Wednesday, August 30, 2017

Eclipses and Missionary Homecomings

Greeley, Colorado

Given our mobile lifestyle, one would think that we were in a perfect position to have scheduled a trip to the zone of totality last week and witnessed the eclipse in all its glory, but instead we were back in Colorado Springs watching a not quite total eclipse with friends in their front yard from behind eclipse glasses hastily and gratefully purchased in a shopping center parking lot just days before the event and through cereal box viewers taped together the night before and on the shadows formed between our interlaced fingers.

We missed totality because the day following the eclipse we welcomed home missionary number four. And when I say 'home' I mean that he flew into the same airport that he flew out of two years ago. But, while we drove by the house he spent 8 years of his life in, he saw its glorious blue color for the first and possibly last time ever that day and then spent his first night home sleeping on a spare bed in the basement of our dear friends' house. I am so thankful to have good friends who took us in, helped us celebrate our missionary homecoming and especially let us eat their food and sleep in their beds (and on their floors and couches).

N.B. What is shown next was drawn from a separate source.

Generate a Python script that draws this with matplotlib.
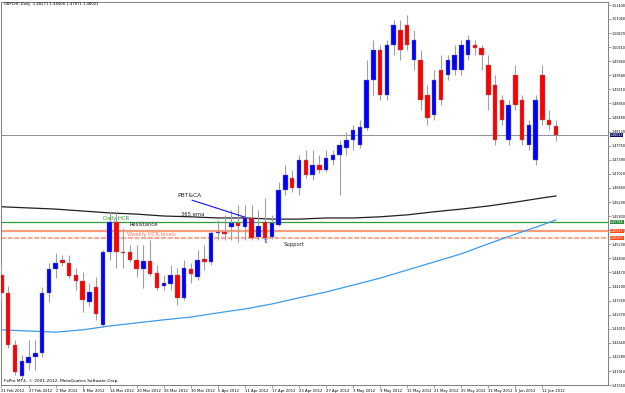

Having my children serve missions has really been a great experience for our family. We miss them terribly of course while they are gone, but we also love to get our weekly emails, love our Skype calls on Christmas and Mother's Day and love to learn about the places and the people where they each have served. Most of all, missionaries are just dear to my heart because I know that my life as I know it is because of other missionaries. My parents were taught and baptized by missionaries when I was an infant. I will never know who those missionaries were, and my understanding is that my parents went through many of them before committing to baptism, but I am so grateful to and for those missionaries and their families. Kris was taught and baptized by missionaries only a couple years before we were married, in this case I do know one of 'his' missionaries, thanks to a ward member who went out of his way to help us reconnect about twenty-five years later. And I am also eternally grateful to and for Elder White for serving a mission. Having my children out there serving and impacting lives the way I believe mine to have been is really a precious thing.

So missionary number four has returned, numbers five and six are still serving, and number seven is finishing mission papers and expecting to go early next year. I love the tradition of missionary service that my children have begun, and I hope that the rest of them continue to follow the tradition of their older siblings and choose to serve missions also.